The financial and practical impact on healthcare provision of an ageing population, the growing pressure to design sustainable healthcare facilities, and the need for a more imaginative, innovative approach to planning healthcare buildings which meet both current and future demands, were among recurring themes at a recent conference staged in Holland by the NVTG, an IFHE national member and one of the Netherlands’ leading organisations for healthcare estates and facilities management personnel. Jonathan Baillie reports.

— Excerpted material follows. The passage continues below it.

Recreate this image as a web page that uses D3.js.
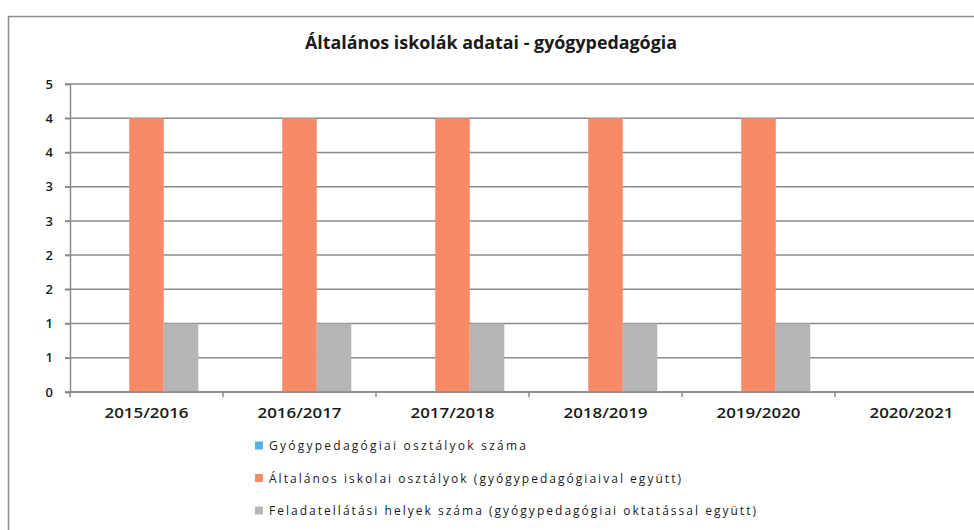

In the foreword to a lengthy publication produced in advance of the 61st NVTG Annual Conference /3rd IFHE-Europe Congress, held in Goes in Zeeland from 2-3 April, NVTG chairman Sijtze de Boer told delegates that several “big picture” factors, including an ageing population, growing demand for patients to receive more medical treatment at home, and the increasing difficulty many senior managers were having in recruiting skilled and adaptable staff, meant the healthcare sector globally, including the estates and facilities personnel that “keep hospitals running day-to-day”, faced “a number of unprecedented challenges”.

Changing demographics

One consequence of both rising patient expectations, and the ageing population, was an “alarming rise” in healthcare demand, which was “putting increasing pressure on health costs in many countries, the Netherlands being no exception”. Illustrating the problem’s “international nature”, Sijtze de Boer cited data which revealed that, in the Spring of 2008, 700 of Germany’s hospitals were reportedly “under threat of bankruptcy because economic initiatives could not be realised”. Meanwhile demographically he said that, by 2050, the current ratio of five working people to one retired would have changed from two to one. Against such a backdrop, and with sustainability, integrated security, and ensuring business continuity among the many other issues healthcare estates personnel must grapple with, there was also, he argued, a need for different organisational structures within the healthcare sector generally, coupled with a healthcare facility construction system “better aligned with future use and new technology”. In a subsequent presentation, “Healthcare in the Netherlands”, Hans Klein Breteler, a member both of the Dutch Senate’s Christian Democratic Appeal (CDA) party, and of the country’s Zorginnovatieplaftorm (ZIP), (roughly translated “Care Innovation Platform”, a Government-backed organisation that promotes healthcare innovation via new methods of prevention, cure and care, many of them ICT-based), explained that the Netherlands’ total current healthcare budget is some e60 bn, with around 10% of current construction projects involving new healthcare buildings. While he said the Netherlands “came above average” in its cure rates in the European Health Index, the Dutch healthcare sector was simultaneously facing costs rising faster than both labour productivity and inflation, “a lack of innovative thinking”, and difficulties in recruiting skilled staff. This was as much the case in the healthcare estates and facilities field as in clinical and medical disciplines.